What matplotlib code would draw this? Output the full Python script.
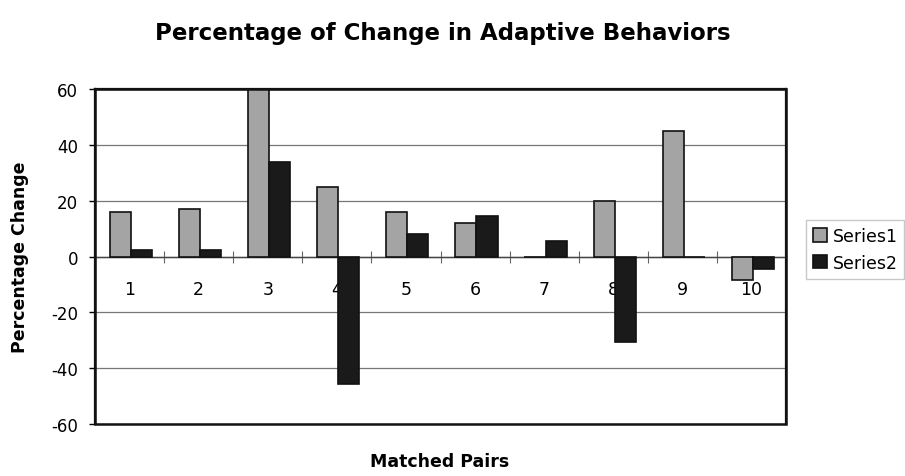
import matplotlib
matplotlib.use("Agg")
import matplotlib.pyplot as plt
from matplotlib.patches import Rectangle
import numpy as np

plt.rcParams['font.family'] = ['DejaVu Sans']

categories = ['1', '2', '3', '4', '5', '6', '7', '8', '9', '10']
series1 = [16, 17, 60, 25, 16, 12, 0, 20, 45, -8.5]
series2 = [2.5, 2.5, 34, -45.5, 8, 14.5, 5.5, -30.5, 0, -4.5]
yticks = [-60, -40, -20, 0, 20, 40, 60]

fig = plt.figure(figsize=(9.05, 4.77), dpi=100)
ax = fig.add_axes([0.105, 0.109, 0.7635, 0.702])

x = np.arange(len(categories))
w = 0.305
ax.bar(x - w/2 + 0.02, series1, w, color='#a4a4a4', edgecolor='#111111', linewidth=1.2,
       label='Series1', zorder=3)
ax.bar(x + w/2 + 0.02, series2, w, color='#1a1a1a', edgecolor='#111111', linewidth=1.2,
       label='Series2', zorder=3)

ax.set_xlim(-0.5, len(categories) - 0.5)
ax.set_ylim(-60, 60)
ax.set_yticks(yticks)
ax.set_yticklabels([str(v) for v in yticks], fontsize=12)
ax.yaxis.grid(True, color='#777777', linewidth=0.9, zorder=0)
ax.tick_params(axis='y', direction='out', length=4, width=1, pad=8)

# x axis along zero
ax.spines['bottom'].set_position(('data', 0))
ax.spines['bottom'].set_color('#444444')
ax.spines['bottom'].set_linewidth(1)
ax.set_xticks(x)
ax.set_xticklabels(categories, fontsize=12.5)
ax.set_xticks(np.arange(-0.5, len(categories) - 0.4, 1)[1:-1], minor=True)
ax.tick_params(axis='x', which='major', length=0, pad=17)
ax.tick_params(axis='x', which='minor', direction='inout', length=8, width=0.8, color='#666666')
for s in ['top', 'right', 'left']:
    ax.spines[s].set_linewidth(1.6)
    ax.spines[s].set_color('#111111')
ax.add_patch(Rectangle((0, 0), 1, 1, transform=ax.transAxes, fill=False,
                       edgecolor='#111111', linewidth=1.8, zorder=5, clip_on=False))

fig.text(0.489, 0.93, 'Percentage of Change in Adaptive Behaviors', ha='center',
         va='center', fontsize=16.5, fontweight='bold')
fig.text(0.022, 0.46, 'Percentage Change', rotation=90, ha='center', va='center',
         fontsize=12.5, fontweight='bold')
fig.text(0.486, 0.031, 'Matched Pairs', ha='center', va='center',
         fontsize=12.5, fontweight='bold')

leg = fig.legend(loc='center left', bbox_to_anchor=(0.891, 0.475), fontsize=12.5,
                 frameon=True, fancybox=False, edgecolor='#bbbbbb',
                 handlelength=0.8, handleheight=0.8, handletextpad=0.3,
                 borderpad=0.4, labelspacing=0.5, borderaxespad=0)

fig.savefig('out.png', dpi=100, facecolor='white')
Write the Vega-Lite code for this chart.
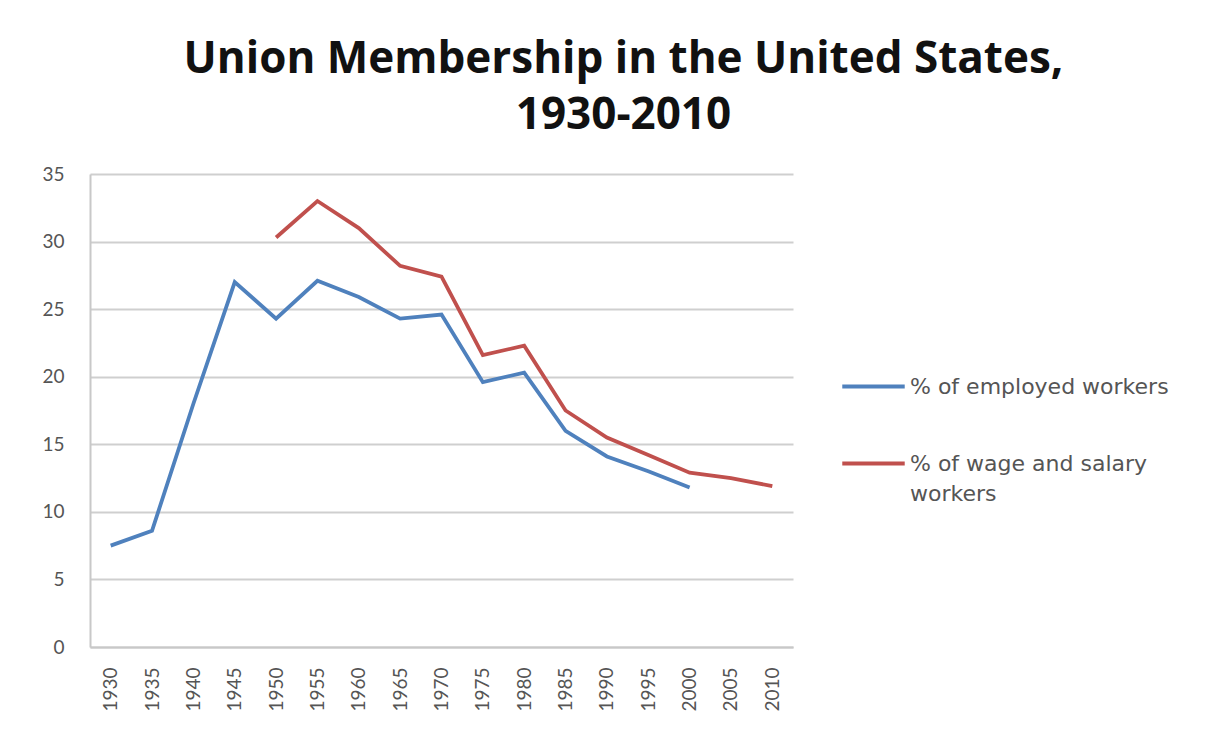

*AIM OF THE TASK*
Copy the data word for word. Pictures do not go in the copy.

*SOLUTION FOR THIS EXERCISE*
What matplotlib code would draw this? Output the full Python script.
import matplotlib
matplotlib.use("Agg")
import matplotlib.pyplot as plt
from matplotlib.patches import Rectangle
import numpy as np

plt.rcParams['font.family'] = ['DejaVu Sans']

categories = ['1', '2', '3', '4', '5', '6', '7', '8', '9', '10']
series1 = [16, 17, 60, 25, 16, 12, 0, 20, 45, -8.5]
series2 = [2.5, 2.5, 34, -45.5, 8, 14.5, 5.5, -30.5, 0, -4.5]
yticks = [-60, -40, -20, 0, 20, 40, 60]

fig = plt.figure(figsize=(9.05, 4.77), dpi=100)
ax = fig.add_axes([0.105, 0.109, 0.7635, 0.702])

x = np.arange(len(categories))
w = 0.305
ax.bar(x - w/2 + 0.02, series1, w, color='#a4a4a4', edgecolor='#111111', linewidth=1.2,
       label='Series1', zorder=3)
ax.bar(x + w/2 + 0.02, series2, w, color='#1a1a1a', edgecolor='#111111', linewidth=1.2,
       label='Series2', zorder=3)

ax.set_xlim(-0.5, len(categories) - 0.5)
ax.set_ylim(-60, 60)
ax.set_yticks(yticks)
ax.set_yticklabels([str(v) for v in yticks], fontsize=12)
ax.yaxis.grid(True, color='#777777', linewidth=0.9, zorder=0)
ax.tick_params(axis='y', direction='out', length=4, width=1, pad=8)

# x axis along zero
ax.spines['bottom'].set_position(('data', 0))
ax.spines['bottom'].set_color('#444444')
ax.spines['bottom'].set_linewidth(1)
ax.set_xticks(x)
ax.set_xticklabels(categories, fontsize=12.5)
ax.set_xticks(np.arange(-0.5, len(categories) - 0.4, 1)[1:-1], minor=True)
ax.tick_params(axis='x', which='major', length=0, pad=17)
ax.tick_params(axis='x', which='minor', direction='inout', length=8, width=0.8, color='#666666')
for s in ['top', 'right', 'left']:
    ax.spines[s].set_linewidth(1.6)
    ax.spines[s].set_color('#111111')
ax.add_patch(Rectangle((0, 0), 1, 1, transform=ax.transAxes, fill=False,
                       edgecolor='#111111', linewidth=1.8, zorder=5, clip_on=False))

fig.text(0.489, 0.93, 'Percentage of Change in Adaptive Behaviors', ha='center',
         va='center', fontsize=16.5, fontweight='bold')
fig.text(0.022, 0.46, 'Percentage Change', rotation=90, ha='center', va='center',
         fontsize=12.5, fontweight='bold')
fig.text(0.486, 0.031, 'Matched Pairs', ha='center', va='center',
         fontsize=12.5, fontweight='bold')

leg = fig.legend(loc='center left', bbox_to_anchor=(0.891, 0.475), fontsize=12.5,
                 frameon=True, fancybox=False, edgecolor='#bbbbbb',
                 handlelength=0.8, handleheight=0.8, handletextpad=0.3,
                 borderpad=0.4, labelspacing=0.5, borderaxespad=0)

fig.savefig('out.png', dpi=100, facecolor='white')
Write the Vega-Lite code for this chart.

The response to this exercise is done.